THE TASK. Exactly as written, write out the lines below from the first to the one containing "gris_caudal = [0.53, 0.25, 0.0, 0.0, 0.61, 0.61, 0.61]", inclusive. Pictures do not belong in the copy.

RECORDED INFORMATION.
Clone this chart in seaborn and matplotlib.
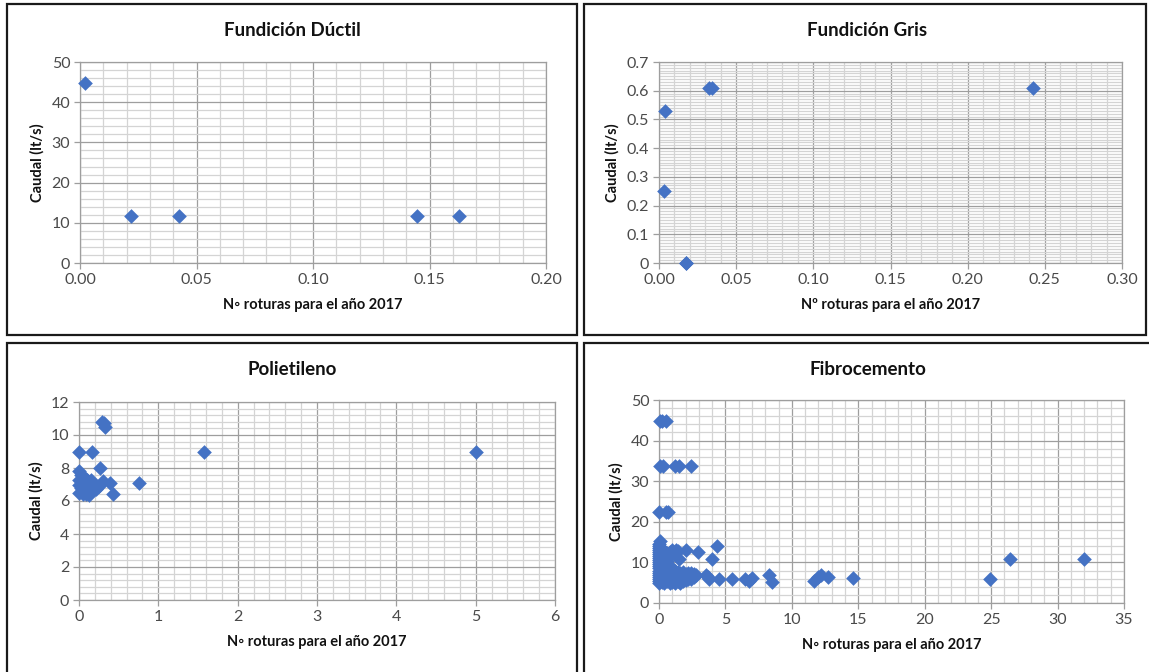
import pandas as pd
import seaborn as sns
import matplotlib.pyplot as plt
from matplotlib.patches import Rectangle
from matplotlib.ticker import MultipleLocator, FuncFormatter

sns.set_theme(style="white")
plt.rcParams['font.family'] = ['Lato', 'DejaVu Sans']

# ---- data -------------------------------------------------------------
ductil_roturas = [0.0022, 0.0217, 0.0427, 0.1446, 0.1627]
ductil_caudal = [44.9, 11.6, 11.6, 11.6, 11.6]

gris_roturas = [0.0040, 0.0035, 0.0172, 0.0178, 0.0324, 0.0343, 0.2424]
gris_caudal = [0.53, 0.25, 0.0, 0.0, 0.61, 0.61, 0.61]

polie_roturas = [0.00, 0.17, 0.29, 0.31, 0.33, 1.58, 5.00, 0.00, 0.02, 0.27,
                 0.30, 0.39, 0.76, 0.43, 0.00, 0.00, 0.00, 0.03, 0.05, 0.05,
                 0.08, 0.10, 0.10, 0.12, 0.14, 0.15, 0.17, 0.20, 0.22, 0.25,
                 0.12, 0.07, 0.02, 0.04, 0.09]
polie_caudal = [9.0, 9.0, 10.8, 10.7, 10.5, 9.0, 8.95, 7.8, 7.6, 8.0,
                7.2, 7.1, 7.1, 6.45, 6.5, 7.0, 7.3, 6.8, 7.5, 6.4,
                7.1, 6.7, 7.3, 6.5, 7.0, 7.3, 6.8, 7.0, 6.7, 6.9,
                6.35, 6.9, 7.2, 6.6, 6.45]

fibro_roturas = [
    0.05, 0.55, 0.25,
    0.10, 0.30, 1.20, 1.50, 2.40,
    0.00, 0.50, 0.65,
    0.05, 1.25, 2.00, 2.95, 4.40,
    1.50, 4.00, 26.4, 32.0,
    3.50, 3.70, 3.80, 4.50, 5.50, 6.50, 6.80, 7.00, 8.30, 8.50,
    11.7, 12.0, 12.2, 12.7, 14.6, 24.9,
    0.0, 0.0, 0.0, 0.0, 0.0, 0.0, 0.0, 0.0, 0.0, 0.0,
    0.0, 0.0, 0.0, 0.0, 0.0, 0.0, 0.0, 0.0, 0.0, 0.0,
    0.2, 0.2, 0.2, 0.2, 0.2, 0.2, 0.2, 0.2, 0.2,
    0.4, 0.4, 0.4, 0.4, 0.4, 0.4, 0.4, 0.4, 0.4,
    0.6, 0.6, 0.6, 0.6, 0.6, 0.6, 0.6, 0.6,
    0.8, 0.8, 0.8, 0.8, 0.8, 0.8, 0.8, 0.8,
    1.0, 1.0, 1.0, 1.0, 1.0, 1.0, 1.0,
    1.2, 1.2, 1.2, 1.2, 1.2,
    1.4, 1.4, 1.4, 1.4, 1.4,
    1.6, 1.6, 1.6, 1.6,
    1.8, 1.8, 1.8, 1.8,
    2.0, 2.0, 2.0,
    2.2, 2.2, 2.2,
    2.4, 2.4, 2.4,
    2.6, 2.6,
    2.8,
]
fibro_caudal = [
    44.9, 44.9, 44.9,
    33.8, 33.8, 33.8, 33.8, 33.8,
    22.3, 22.3, 22.3,
    15.2, 13.0, 13.0, 12.6, 14.1,
    10.8, 10.8, 10.8, 10.8,
    7.0, 6.5, 5.8, 5.8, 5.8, 6.0, 5.4, 6.1, 7.0, 5.2,
    5.5, 6.5, 7.0, 6.5, 6.1, 5.8,
    5.0, 5.5, 6.0, 6.5, 7.0, 7.5, 8.0, 8.5, 9.0, 9.5,
    10.0, 10.5, 11.0, 11.5, 12.0, 12.5, 13.0, 13.5, 14.0, 14.5,
    5.2, 6.2, 7.2, 8.2, 9.2, 10.2, 11.2, 12.2, 13.2,
    5.0, 6.0, 7.0, 8.0, 9.0, 10.0, 11.0, 12.0, 12.8,
    5.3, 6.3, 7.3, 8.3, 9.3, 10.3, 11.3, 12.3,
    5.0, 5.8, 6.6, 7.4, 8.2, 9.0, 11.8, 12.5,
    5.2, 6.0, 6.8, 7.6, 8.4, 12.2, 13.0,
    5.0, 5.8, 6.6, 7.4, 8.0,
    5.3, 6.1, 6.9, 7.6, 12.7,
    5.0, 5.8, 6.6, 7.4,
    5.4, 6.2, 7.0, 7.7,
    5.6, 6.4, 7.2,
    5.8, 6.6, 7.4,
    6.0, 6.8, 7.5,
    6.5, 7.2,
    7.0,
]

titles = ["Fundición Dúctil", "Fundición Gris", "Polietileno", "Fibrocemento"]
xlabels = ["N\u25e6 roturas para el año 2017", "Nº roturas para el año 2017",
           "N\u25e6 roturas para el año 2017", "N\u25e6 roturas para el año 2017"]
ylabel = "Caudal (lt/s)"

# ---- layout (pixel boxes) ---------------------------------------------
W, H = 1149, 672
BLUE = "#4472C4"
MAJOR = "#9E9E9E"
MINOR = "#D4D4D4"
TICKTXT = "#4A4A4A"

fig = plt.figure(figsize=(W / 100, H / 100), dpi=100)
fig.patch.set_facecolor("white")


def box(x0, y0, x1, y1):
    return [x0 / W, 1 - y1 / H, (x1 - x0) / W, (y1 - y0) / H]


panels = [
    dict(frame=(7, 4, 577, 335), ax=(80, 62, 546, 263), title_x=292,
         x=ductil_roturas, y=ductil_caudal,
         xlim=(0, 0.2), xmaj=0.05, xmin=0.01, ylim=(0, 50), ymaj=10, ymin=2,
         xfmt="{:.2f}", yfmt="{:g}"),
    dict(frame=(584, 4, 1146, 335), ax=(659, 62, 1122, 263), title_x=867,
         x=gris_roturas, y=gris_caudal,
         xlim=(0, 0.3), xmaj=0.05, xmin=0.01, ylim=(0, 0.7), ymaj=0.1, ymin=0.01,
         xfmt="{:.2f}", yfmt="{:g}"),
    dict(frame=(7, 343, 577, 700), ax=(79, 402, 555, 600), title_x=292,
         x=polie_roturas, y=polie_caudal,
         xlim=(0, 6), xmaj=1, xmin=0.2, ylim=(0, 12), ymaj=2, ymin=0.4,
         xfmt="{:g}", yfmt="{:g}"),
    dict(frame=(584, 343, 1160, 700), ax=(659, 400, 1124, 603), title_x=868,
         x=fibro_roturas, y=fibro_caudal,
         xlim=(0, 35), xmaj=5, xmin=1, ylim=(0, 50), ymaj=10, ymin=2,
         xfmt="{:g}", yfmt="{:g}"),
]

for p, title, xl in zip(panels, titles, xlabels):
    fx0, fy0, fx1, fy1 = p["frame"]
    fig.patches.append(Rectangle((fx0 / W, 1 - fy1 / H), (fx1 - fx0) / W, (fy1 - fy0) / H,
                                 transform=fig.transFigure, fill=False,
                                 edgecolor="#1a1a1a", linewidth=1.6))
    fig.text(p["title_x"] / W, 1 - (fy0 + 26) / H, title, ha="center", va="center",
             fontsize=13.5, fontweight="bold", color="#111111")

    ax = fig.add_axes(box(*p["ax"]))
    df = pd.DataFrame({"roturas": p["x"], "caudal": p["y"]})
    sns.scatterplot(data=df, x="roturas", y="caudal", ax=ax, marker="D",
                    s=56, color=BLUE, edgecolor=BLUE, linewidth=0, zorder=3,
                    clip_on=False)
    ax.set_xlim(*p["xlim"])
    ax.set_ylim(*p["ylim"])
    ax.xaxis.set_major_locator(MultipleLocator(p["xmaj"]))
    ax.xaxis.set_minor_locator(MultipleLocator(p["xmin"]))
    ax.yaxis.set_major_locator(MultipleLocator(p["ymaj"]))
    ax.yaxis.set_minor_locator(MultipleLocator(p["ymin"]))
    xf, yf = p["xfmt"], p["yfmt"]
    ax.xaxis.set_major_formatter(FuncFormatter(lambda v, _, f=xf: f.format(round(v, 6) + 0.0)))
    ax.yaxis.set_major_formatter(FuncFormatter(lambda v, _, f=yf: f.format(round(v, 6) + 0.0)))
    ax.set_axisbelow(True)
    ax.grid(which="minor", color=MINOR, linewidth=0.9)
    ax.grid(which="major", color=MAJOR, linewidth=0.9)
    for s in ax.spines.values():
        s.set_color(MAJOR)
        s.set_linewidth(0.9)
    ax.tick_params(which="major", length=4, width=0.9, color=MAJOR,
                   labelsize=11.5, labelcolor=TICKTXT, pad=3,
                   bottom=True, left=True, direction="out")
    ax.tick_params(which="minor", length=0)
    ax.set_xlabel(xl, fontsize=10.5, fontweight="bold", color="#111111", labelpad=8)
    ax.set_ylabel(ylabel, fontsize=10.5, fontweight="bold", color="#111111", labelpad=5)

fig.savefig("out.png", dpi=100, facecolor="white")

FINAL ANSWER.
Clone this chart in seaborn and matplotlib.
import pandas as pd
import seaborn as sns
import matplotlib.pyplot as plt
from matplotlib.patches import Rectangle
from matplotlib.ticker import MultipleLocator, FuncFormatter

sns.set_theme(style="white")
plt.rcParams['font.family'] = ['Lato', 'DejaVu Sans']

# ---- data -------------------------------------------------------------
ductil_roturas = [0.0022, 0.0217, 0.0427, 0.1446, 0.1627]
ductil_caudal = [44.9, 11.6, 11.6, 11.6, 11.6]

gris_roturas = [0.0040, 0.0035, 0.0172, 0.0178, 0.0324, 0.0343, 0.2424]
gris_caudal = [0.53, 0.25, 0.0, 0.0, 0.61, 0.61, 0.61]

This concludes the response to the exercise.